Nach den ersten Reihentestungen werden in der aktuellen Situation Bewohnerinnen und Bewohner und Mitarbeitende wöchentlich getestet (PCR-Test). Auf eigenen Wunsch konnten sich Mitarbeitende einem Antigen-Schnelltest unterziehen; gegenwärtig ist aber eine vorherige Abstimmung mit dem Gesundheitsamt erforderlich.
Wie geht es den Betroffenen?
Leider hatten wir zwei Todesfälle zu beklagen. Den anderen Betroffenen geht es - Stand heute - gut oder wieder gut.
Ist eine Pflege der Erkrankten/Infizierten in ihren eigenen Zimmern möglich? Wie werden die Bewohnerinnen und Bewohner derzeit voneinander isoliert?
In der Isolierstation sind Kontakte zwischen den Betroffenen möglich. In allen anderen Bereichen im "Haus Alte Liebe" halten sich die Bewohnerinnen und Bewohner in ihren Zimmern auf, die Mahlzeiten werden dort gereicht und auch die Sozialbetreuung (Spielen, Vorlesen, Erzählen …) findet in den Zimmern statt, um eine weitere Ausbreitung des Virus zu verhindern. Durch die zusätzlichen Mitarbeitenden aus der Tagespflege ist eine intensivere Betreuung möglich. Problematisch ist die Umsetzung dieses Zimmergebots natürlich bei dementiell erkrankten Menschen, die einen starken Bewegungsdrang haben und krankheitsbedingt die Situation nur schwer oder gar nicht verarbeiten können.
In welcher Form können die Mitarbeiterinnen und Mitarbeiter in dieser schwierigen Lage gestärkt werden?
Es finden zweimal täglich Skype-Konferenzen zwischen dem internen Krisenstab und den Pflegekräften statt. Mitarbeitende, die Angst haben, selbst infiziert zu sein, können einen Antigen-Schnelltest machen. Es gibt eine sehr offene interne Kommunikation und täglichen Telefonkontakt zu den Mitarbeitenden in Quarantäne.
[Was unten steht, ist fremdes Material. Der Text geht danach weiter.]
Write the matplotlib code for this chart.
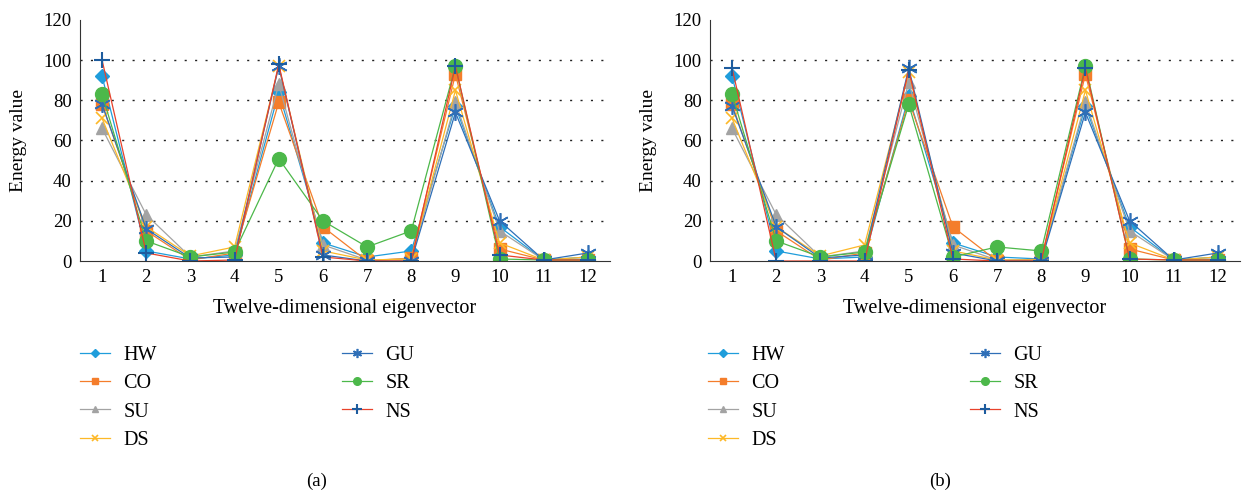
import numpy as np
import matplotlib
matplotlib.use('Agg')
import matplotlib.pyplot as plt

plt.rcParams['font.family'] = ['Liberation Serif', 'DejaVu Serif']

dims = list(range(1, 13))
names = ['HW', 'CO', 'SU', 'DS', 'GU', 'SR', 'NS']

# panel (a)
a_HW = [92, 5, 1, 3, 84, 9, 2, 5, 77, 17, 0.5, 2]
a_CO = [78, 15, 0.5, 4, 79, 17, 0, 1.5, 93, 6, 0.5, 0.5]
a_SU = [66, 23, 2, 5, 88, 8, 0.5, 1, 79, 15, 0.5, 1]
a_DS = [71, 17, 2.5, 7, 97, 5, 0.5, 1, 85, 9, 0.5, 2]
a_GU = [78, 16, 1.5, 2, 97, 3, 0, 0, 74, 20, 0.5, 4]
a_SR = [83, 10, 2, 4.5, 51, 20, 7, 15, 97, 1, 0.5, 0.5]
a_NS = [100, 4, 0, 0.5, 98, 2, 0, 0, 97, 3, 0.5, 0.5]

# panel (b)
b_HW = [92, 5, 1, 2, 82, 9, 2, 1, 77, 17, 0.5, 2]
b_CO = [78, 15, 0.5, 4, 80, 17, 0, 1, 93, 6, 0.5, 0.5]
b_SU = [66, 23, 2, 5, 89, 8, 0.5, 0.5, 79, 15, 0.5, 1]
b_DS = [71, 17, 2.5, 8, 94, 5, 0.5, 0.5, 85, 9, 0.5, 2]
b_GU = [77, 17, 1.5, 3, 96, 4, 0, 0, 74, 20, 0.5, 4]
b_SR = [83, 10, 2, 4.5, 78, 2, 7, 5, 97, 1, 0.5, 0.5]
b_NS = [96, 0, 0, 0, 95, 1, 0, 0, 96, 1, 0.5, 0.5]

styles = {
    'HW': dict(color='#1f9ddb', marker='D', ms=7),
    'CO': dict(color='#f47d2b', marker='s', ms=8.5),
    'SU': dict(color='#a3a3a3', marker='^', ms=9),
    'DS': dict(color='#fdb827', marker='x', ms=9, mew=1.2),
    'GU': dict(color='#2f6fb7', marker=(6, 2, 0), ms=12, mew=1.2),
    'SR': dict(color='#4cb84a', marker='o', ms=10),
    'NS': dict(color='#e8422b', marker='+', ms=12, mew=1.5, mec='#1d5c9e'),
}

W, H = 1246, 494
fig = plt.figure(figsize=(W / 100, H / 100), dpi=100)


def panel(left_px, series, leg_x, cap_x, cap):
    ax = fig.add_axes([left_px / W, 1 - 261 / H, 530 / W, 241 / H])
    for n, vals in zip(names, series):
        ax.plot(dims, vals, lw=0.9, label=n, **styles[n])
    ax.set_xlim(0.5, 12.5)
    ax.set_ylim(0, 120)
    ax.set_xticks(dims)
    ax.set_yticks(range(0, 121, 20))
    for y in range(20, 101, 20):
        ax.axhline(y, color='#222222', lw=1.0, ls=(0, (1.5, 6)), zorder=0)
    for s in ['top', 'right']:
        ax.spines[s].set_visible(False)
    ax.spines['left'].set_color('#333333')
    ax.spines['bottom'].set_color('#333333')
    ax.tick_params(axis='x', length=0, labelsize=13.5, pad=6)
    ax.tick_params(axis='y', length=0, labelsize=13.5, pad=6)
    ax.set_xlabel('Twelve-dimensional eigenvector', fontsize=14.5, labelpad=9)
    ax.set_ylabel('Energy value', fontsize=14, labelpad=12)
    ax.legend(ncol=2, loc='upper left', bbox_to_anchor=(leg_x / W, 1 - 328 / H),
              bbox_transform=fig.transFigure, frameon=False, fontsize=14.5,
              markerscale=0.55, handlelength=1.5, columnspacing=9.2,
              labelspacing=0.45, handletextpad=0.65)
    fig.text(cap_x / W, 1 - 481 / H, cap, ha='center', va='center', fontsize=13.5)
    return ax


panel(80, [a_HW, a_CO, a_SU, a_DS, a_GU, a_SR, a_NS], 62, 317, '(a)')
panel(710, [b_HW, b_CO, b_SU, b_DS, b_GU, b_SR, b_NS], 690, 940, '(b)')

fig.savefig('out.png', dpi=100)
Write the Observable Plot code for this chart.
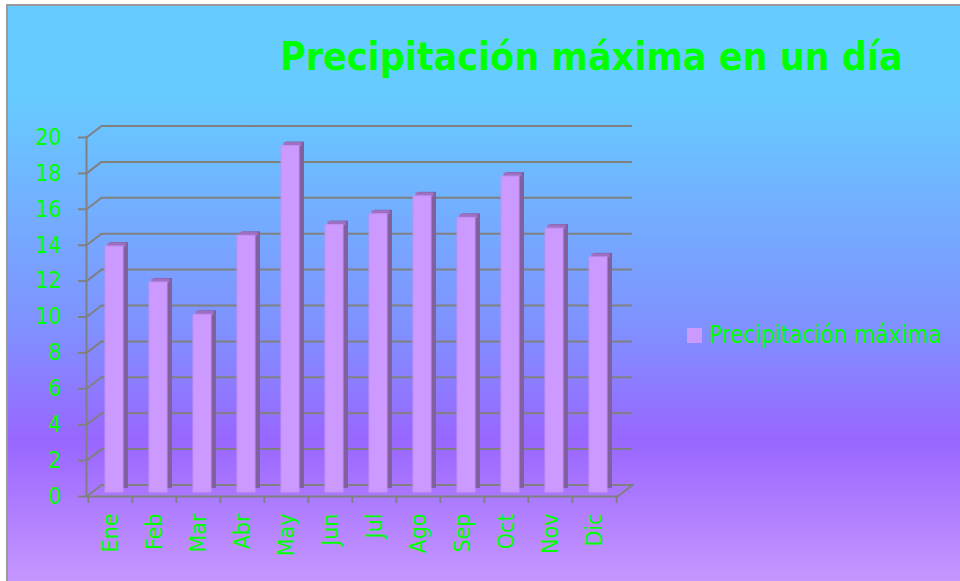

Die Küche im Haus "Alte Liebe" bekocht derzeit nicht nur die Bewohnerinnen und Bewohner, sondern auch alle Mitarbeitenden. Dazu werden die Teams täglich mit Obstkörben und auch mit Schokolade versorgt.
Fachbereichsleitung Heike Bülken war 14 Tage lang zur Unterstützung im Haus präsent. Alle Führungskräfte - Wohnbereichsleitung, Pflegedienstleitung Anne Zimmer-Reckardt, Einrichtungsleitungsleiter Jürgen Bülter, Fachbereichsleitung Heike Bülken und auch AWO-Geschäftsführer Siegmar Weegen - waren und sind rund um die Uhr auch an Wochenenden ansprechbar. Außerdem können alle Mitarbeitenden bei Bedarf auf das Angebot von Team- oder Einzelsupervision zugreifen.
"Nicht ob, sondern wann"
Heike Bülken, Leitung des Fachbereichs Stationäre Altenhilfe der AWO Bremerhaven, schildert die Lage und die bisherigen Erfahrungen so: "Unsere überaus sorgfältige Vorbereitung für den Tag X hat ganz viel Sicherheit gegeben. Seit Beginn der Corona-Pandemie war ja im Grunde nicht die Frage, ob, sondern eher wann ein Haus vom Corona-Virus getroffen wird. Deshalb haben wir seit März in allen unseren Einrichtungen intensiv daran gearbeitet, gut aufgestellt zu sein.
Die Isolierstation war vorbereitet, es stand ausreichend persönliche Schutzausrüstung (PSA) zur Verfügung und jede(r) wusste ganz genau, was er/sie zu tun hat." Das ganze Team arbeite fantastisch zusammen - und dies trotz der unglaublich hohen körperlichen und auch psychischen Belastung und der natürlich vorhandenen Sorge vor eigener Ansteckung: "Was unsere Mitarbeitenden und Führungskräfte leisten, ist gar nicht hoch genug zu bewerten. Wir sind natürlich sehr traurig darüber, dass zwei Bewohnerinnen verstorben sind. Besonders den Pflegekräften, die täglich mit den Menschen arbeiten und sie betreuen, geht das überaus nahe."